Nakotah's dance includes symbols of the eagle, a horse, a crocodile or water serpent and the ladder of life, representing an infant, a child and an adult.

In 2015, Nakotah won the top prize at the 25th annual World Championship Hoop Dance competition beating out seven time champion Derrick Suwaima Davis. He repeated the win in 2016 becoming a two-time world champion.

The dancers tell stories with hoops that created intricate symbols of animals and symbols that hold great meaning for Native tribes.

Hoop dancing is a long-standing tradition in many Native cultures. It can involve the use of more than 50 hoops. The continuous circle of the hoops symbolizes the circle of life and the continuous change of the seasons.

Each participant is judged on precision, timing and rhythm, showmanship and speed.

LaRance has been hoop dancing since he was four years old at powwows he attended during the summer with his aunt and cousins.

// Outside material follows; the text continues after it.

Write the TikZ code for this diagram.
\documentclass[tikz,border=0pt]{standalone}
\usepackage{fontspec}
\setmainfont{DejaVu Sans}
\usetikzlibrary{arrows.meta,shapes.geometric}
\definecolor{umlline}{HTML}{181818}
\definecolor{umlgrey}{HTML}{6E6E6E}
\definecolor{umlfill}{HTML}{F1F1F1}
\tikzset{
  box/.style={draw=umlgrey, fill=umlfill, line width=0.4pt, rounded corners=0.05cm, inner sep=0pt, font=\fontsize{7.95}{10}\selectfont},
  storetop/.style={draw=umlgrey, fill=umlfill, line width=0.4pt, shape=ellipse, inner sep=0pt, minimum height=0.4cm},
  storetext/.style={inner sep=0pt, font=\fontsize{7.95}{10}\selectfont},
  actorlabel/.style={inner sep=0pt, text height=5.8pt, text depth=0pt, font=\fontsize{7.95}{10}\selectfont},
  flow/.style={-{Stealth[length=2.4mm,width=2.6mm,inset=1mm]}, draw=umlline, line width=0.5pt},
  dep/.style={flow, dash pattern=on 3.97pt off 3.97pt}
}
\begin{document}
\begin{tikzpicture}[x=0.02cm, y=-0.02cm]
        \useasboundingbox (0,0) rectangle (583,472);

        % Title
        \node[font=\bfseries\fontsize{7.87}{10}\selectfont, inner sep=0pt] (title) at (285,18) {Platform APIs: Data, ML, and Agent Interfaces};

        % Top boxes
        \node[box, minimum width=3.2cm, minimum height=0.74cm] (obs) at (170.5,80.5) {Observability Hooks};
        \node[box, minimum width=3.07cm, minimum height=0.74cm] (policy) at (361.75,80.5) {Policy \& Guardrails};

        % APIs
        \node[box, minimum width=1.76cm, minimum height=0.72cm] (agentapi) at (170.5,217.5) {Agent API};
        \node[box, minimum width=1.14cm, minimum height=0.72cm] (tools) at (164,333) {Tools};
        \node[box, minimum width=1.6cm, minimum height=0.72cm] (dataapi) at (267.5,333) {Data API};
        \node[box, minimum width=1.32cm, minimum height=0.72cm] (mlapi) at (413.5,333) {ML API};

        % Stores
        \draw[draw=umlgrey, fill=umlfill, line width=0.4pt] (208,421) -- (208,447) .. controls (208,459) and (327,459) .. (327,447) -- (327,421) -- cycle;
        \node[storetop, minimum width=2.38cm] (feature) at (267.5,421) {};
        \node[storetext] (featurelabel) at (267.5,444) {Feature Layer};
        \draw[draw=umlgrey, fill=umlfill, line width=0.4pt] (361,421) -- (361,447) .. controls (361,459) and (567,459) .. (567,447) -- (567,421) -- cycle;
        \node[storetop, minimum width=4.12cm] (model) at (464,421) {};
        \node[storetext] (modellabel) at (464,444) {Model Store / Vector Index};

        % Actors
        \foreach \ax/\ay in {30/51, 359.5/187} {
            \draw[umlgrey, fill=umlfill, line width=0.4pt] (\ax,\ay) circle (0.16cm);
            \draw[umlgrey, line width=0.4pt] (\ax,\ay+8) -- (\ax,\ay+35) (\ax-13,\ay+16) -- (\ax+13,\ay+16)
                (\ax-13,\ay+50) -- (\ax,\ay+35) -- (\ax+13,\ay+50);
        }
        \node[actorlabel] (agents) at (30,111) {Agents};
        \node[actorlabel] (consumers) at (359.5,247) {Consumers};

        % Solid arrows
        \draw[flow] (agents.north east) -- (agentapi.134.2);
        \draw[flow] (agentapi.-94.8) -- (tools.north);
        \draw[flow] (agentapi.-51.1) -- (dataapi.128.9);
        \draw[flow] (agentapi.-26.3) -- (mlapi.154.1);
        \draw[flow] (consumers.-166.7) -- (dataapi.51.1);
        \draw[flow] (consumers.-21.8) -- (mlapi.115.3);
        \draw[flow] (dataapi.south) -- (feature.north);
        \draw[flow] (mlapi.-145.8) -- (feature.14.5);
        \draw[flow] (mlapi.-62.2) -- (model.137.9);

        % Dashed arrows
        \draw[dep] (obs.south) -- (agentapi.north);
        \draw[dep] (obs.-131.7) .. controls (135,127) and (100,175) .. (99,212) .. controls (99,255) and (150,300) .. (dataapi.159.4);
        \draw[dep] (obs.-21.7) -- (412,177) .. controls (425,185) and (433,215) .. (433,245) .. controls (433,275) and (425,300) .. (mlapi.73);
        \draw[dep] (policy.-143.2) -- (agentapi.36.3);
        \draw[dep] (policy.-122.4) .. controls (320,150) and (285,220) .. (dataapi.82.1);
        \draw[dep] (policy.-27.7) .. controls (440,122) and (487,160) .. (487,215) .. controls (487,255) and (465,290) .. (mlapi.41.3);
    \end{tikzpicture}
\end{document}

During one of those summers, he traveled with Davis, who was also a fancy dancer at the time where Nakotah would watch him perform. Davis made Nakotah his first set of hoops and taught him the basic designs that are seen in the hoop dance.

LaRance's father, Steve, was also a big influence in creating opportunities for LaRance to dance by getting him booked to perform at conferences, powwows and art festivals. He also took LaRance to an audition in Flagstaff one weekend for "The Tonight Show with Jay Leno" in 2004, an appearance that opened more opportunities for LaRance.

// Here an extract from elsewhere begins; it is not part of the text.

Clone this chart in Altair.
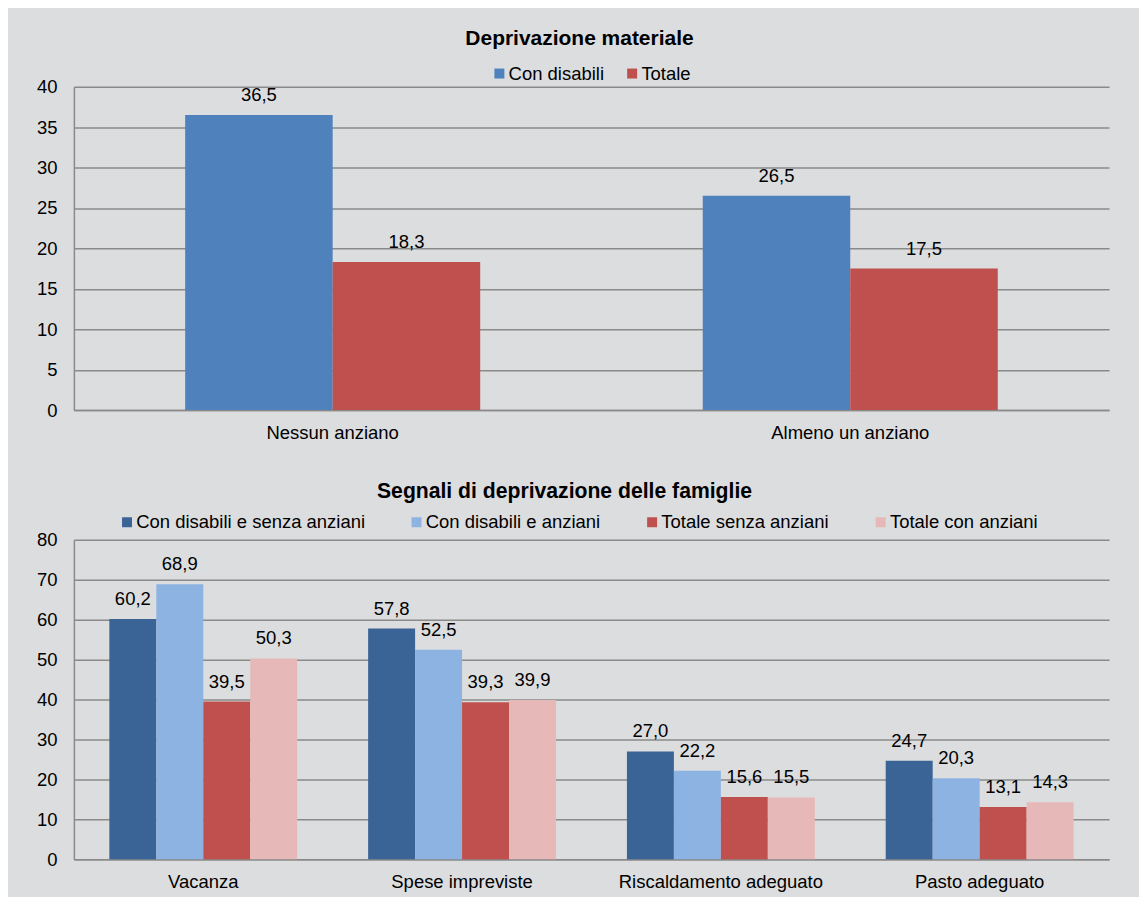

After many years, LaRance still finds inspiration in the dance because it brings people together in friendship and mutual understanding about the circle of life and how each person has a relationship with nature.

He said after the world champion competition that he gets boosted up when the audience enjoys the beat of the drum, singing and the dance with the designs he creates.

LaRance said it is a challenge to compete against all the great, and champion, hoop dancers that come from all over the United States and Canada. In his first years competing, he had problems with dropping his hoops and not creating designs as he had intended. But the biggest thing to overcome has been to compete against Davis.

He said that to compete against his master teacher has always been tough and Davis will not let up for anyone.